MVTs are algorithms that take up a lot of your traffic but give you immense value in taking a complex decisions. It is a bad idea to just throw in some changes and run an MVT on them because it will frustrate you since the results will take very long to converge. You should use an MVT when:

  1. Your use-case has a combinatorial aspect to it: Sometimes tests by nature have a combinatorial effect in which cases it makes sense to use an MVT. For instance, you might want to test which products sell best together. It is the kind of test where you expect products to have a combinatorial effect on revenue because some product combinations are complementary. However, this might not be the case if you are testing four different versions of headlines and four different versions of button colours. An MVT will make 4*4 = 16 combinations in your test and take 16 times longer, whereas you could run two independent tests with just 4 variations each which would take half the time (4+4 = 8 assuming you run these tests sequentially).
  1. You have a lot of visitors that give you the luxury to run MVTs: Sometimes, you might be having so many visitors on your website that you have the luxury to test which combination of different changes works best. Such experiments might lead to finding unexpected wins if some combinations fit in together, or some unexpected findings which make you realize that two changes should not be made together. For instance, a grey font text with a black background image would be a bad combination.

In any case, one should not run an MVT without a defined use case that can be solved only by MVTs. Traditional A/B Tests are much more reliable than MVTs because they are the scientific gold standard for the discovery of causal relationships (X causes Y). With that, let us discuss the limitations of multivariate testing.

What are the limitations of multivariate testing?

Online experimentation is traditionally done by making only one change between Control and Variation and calculating the impact of the same.
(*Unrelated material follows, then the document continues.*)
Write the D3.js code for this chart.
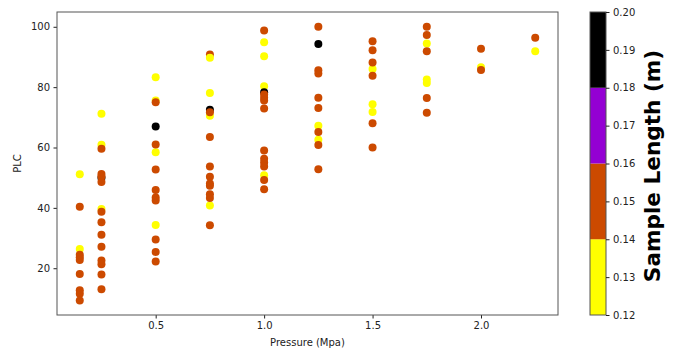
<!DOCTYPE html>
<html><head><meta charset="utf-8">
<script src="https://cdn.jsdelivr.net/npm/d3@7"></script>
<style>
html,body{margin:0;padding:0;background:#fff;}
text{font-family:"DejaVu Sans",sans-serif;}
</style></head>
<body><svg id="chart" width="679" height="349"></svg>
<script>
// Data: one entry per pressure level (drawing order within each level)
const pressures = [0.15, 0.25, 0.5, 0.75, 1.0, 1.25, 1.5, 1.75, 2.0, 2.25];
const plcValues = [
  [51.1,26.4,40.4,24.5,23.6,22.7,18.1,12.7,11.5,9.3],
  [71.2,60.9,39.6,50.0,59.6,51.2,50.4,48.6,38.7,35.2,31.1,27.1,22.6,21.3,17.9,13.0],
  [83.3,75.6,58.4,34.3,67.0,75.0,61.0,52.7,45.9,43.4,42.4,29.5,25.4,22.2],
  [78.1,70.5,40.8,72.5,90.8,71.7,63.5,53.7,50.3,48.1,47.3,44.5,43.3,34.2,89.7],
  [94.9,90.2,80.3,50.8,78.3,98.8,77.6,76.5,75.6,72.9,59.0,56.3,55.0,53.7,49.2,46.2],
  [67.2,62.6,94.3,100.0,85.6,84.5,76.5,73.1,65.1,60.8,52.8],
  [86.0,74.3,71.8,95.2,92.2,88.2,83.8,68.0,60.0],
  [94.5,82.5,81.4,100.0,97.3,91.9,76.4,71.5],
  [86.6,92.7,85.7],
  [96.4,91.9]
];
const sampleLengths = [
  [0.13,0.13,0.15,0.15,0.15,0.15,0.15,0.15,0.15,0.15],
  [0.13,0.13,0.13,0.19,0.15,0.15,0.15,0.15,0.15,0.15,0.15,0.15,0.15,0.15,0.15,0.15],
  [0.13,0.13,0.13,0.13,0.19,0.15,0.15,0.15,0.15,0.15,0.15,0.15,0.15,0.15],
  [0.13,0.13,0.13,0.19,0.15,0.15,0.15,0.15,0.15,0.15,0.15,0.15,0.15,0.15,0.13],
  [0.13,0.13,0.13,0.13,0.19,0.15,0.15,0.15,0.15,0.15,0.15,0.15,0.15,0.15,0.15,0.15],
  [0.13,0.13,0.19,0.15,0.15,0.15,0.15,0.15,0.15,0.15,0.15],
  [0.13,0.13,0.13,0.15,0.15,0.15,0.15,0.15,0.15],
  [0.13,0.13,0.13,0.15,0.15,0.15,0.15,0.15],
  [0.13,0.15,0.15],
  [0.15,0.13]
];
const xTicks = [0.5,1.0,1.5,2.0];
const yTicks = [20,40,60,80,100];
const cbTicks = [0.12,0.13,0.14,0.15,0.16,0.17,0.18,0.19,0.20];
const cbBounds = [0.12,0.14,0.16,0.18,0.20];
const cbColors = ["#ffff00","#cc4a00","#9400d3","#000000"];

const svg = d3.select("#chart");
const m = {left:57, right:558, top:12, bottom:315};
const x = d3.scaleLinear().domain([0.045,2.355]).range([m.left,m.right]);
const y = d3.scaleLinear().domain([4.5,104.9]).range([m.bottom,m.top]);
const color = d3.scaleThreshold().domain(cbBounds.slice(1,-1)).range(cbColors);

// points
const pts = pressures.flatMap((p,i)=>plcValues[i].map((v,j)=>({p, v, s:sampleLengths[i][j]})));
svg.append("g").selectAll("circle").data(pts).join("circle")
  .attr("cx",d=>x(d.p)).attr("cy",d=>y(d.v)).attr("r",4)
  .attr("fill",d=>color(d.s));

// axes
const xAxis = svg.append("g").attr("transform",`translate(0,${m.bottom})`)
  .call(d3.axisBottom(x).tickValues(xTicks).tickFormat(d3.format(".1f")).tickSize(3.5).tickPadding(3.5));
const yAxis = svg.append("g").attr("transform",`translate(${m.left},0)`)
  .call(d3.axisLeft(y).tickValues(yTicks).tickSize(3.5).tickPadding(3.5));
[xAxis,yAxis].forEach(a=>{
  a.select(".domain").remove();
  a.selectAll("text").attr("font-size","10px").attr("fill","#222").attr("font-family","DejaVu Sans");
  a.selectAll("line").attr("stroke","#222");
});
svg.append("rect").attr("x",m.left).attr("y",m.top).attr("width",m.right-m.left).attr("height",m.bottom-m.top)
  .attr("fill","none").attr("stroke","#555").attr("stroke-width",1);

svg.append("text").attr("x",(m.left+m.right)/2).attr("y",346).attr("text-anchor","middle")
  .attr("font-size","10px").attr("fill","#222").text("Pressure (Mpa)");
svg.append("text").attr("transform",`translate(21,${(m.top+m.bottom)/2}) rotate(-90)`).attr("text-anchor","middle")
  .attr("font-size","10px").attr("fill","#222").text("PLC");

// colorbar
const cb = {x:590, w:16, top:12, bottom:315};
const cy = d3.scaleLinear().domain([0.12,0.20]).range([cb.bottom,cb.top]);
svg.append("g").selectAll("rect").data(cbColors).join("rect")
  .attr("x",cb.x).attr("width",cb.w)
  .attr("y",(d,i)=>cy(cbBounds[i+1])).attr("height",(d,i)=>cy(cbBounds[i])-cy(cbBounds[i+1]))
  .attr("fill",d=>d);
svg.append("rect").attr("x",cb.x).attr("y",cb.top).attr("width",cb.w).attr("height",cb.bottom-cb.top)
  .attr("fill","none").attr("stroke","#555").attr("stroke-width",1);
const cAxis = svg.append("g").attr("transform",`translate(${cb.x+cb.w},0)`)
  .call(d3.axisRight(cy).tickValues(cbTicks).tickFormat(d3.format(".2f")).tickSize(3.5).tickPadding(3.5));
cAxis.select(".domain").remove();
cAxis.selectAll("text").attr("font-size","10px").attr("fill","#222").attr("font-family","DejaVu Sans");
cAxis.selectAll("line").attr("stroke","#222");
svg.append("text").attr("transform",`translate(660,166) rotate(-90)`).attr("text-anchor","middle")
  .attr("font-size","21.6px").attr("font-weight","bold").attr("fill","#000").text("Sample Length (m)");
</script></body></html>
This is so because if you make multiple changes at once, it gets difficult to attribute which change caused the impact on the tested metric (conversion rate, revenue, page load time). Further, testing many changes introduces randomness into the test and makes the test less reliable than traditional A/B tests.

Multivariate tests suffer from the same two limitations of increased time and decreased accuracy of the test:

  1. Increased time of testing: Time of testing increases because the number of visitors required increases linearly with the number of combinations in your test. So, if you have 150 combinations you would need 150 times the visitors required for a traditional A/B test with only one control and one variation.
  1. Decreased accuracy of results: When making so many comparisons at once, the chance that you get a faulty decision (a smart decision when the difference was insignificant) increases. Hence, one should be clear that if a use case can be tested without making all combinations changes, different elements should be tested separately.

Conclusion and future scope

Multivariate testing is a useful extension of traditional A/B testing that should be judiciously used for the right use cases. With the right application, MVTs can help you find unexpected patterns in customer behaviour and use them for driving up your KPI Metrics. But MVT does not end there. MVTs allow for many further optimizations that should in turn have the potential to make MVTs much more usable in the future.

Some of these optimizations include a matrix factorization technique that equips MVTs to calculate results with much less traffic. Further, some mathematical techniques help you to dissect MVT results and diagnose which change caused the maximum uplift in a combination. Lastly, MVTs run in combination with MABs are very helpful because 80% of combinations are usually bogus and can be quickly removed from the MVT early in the test thus saving a large amount of traffic on suboptimal variations.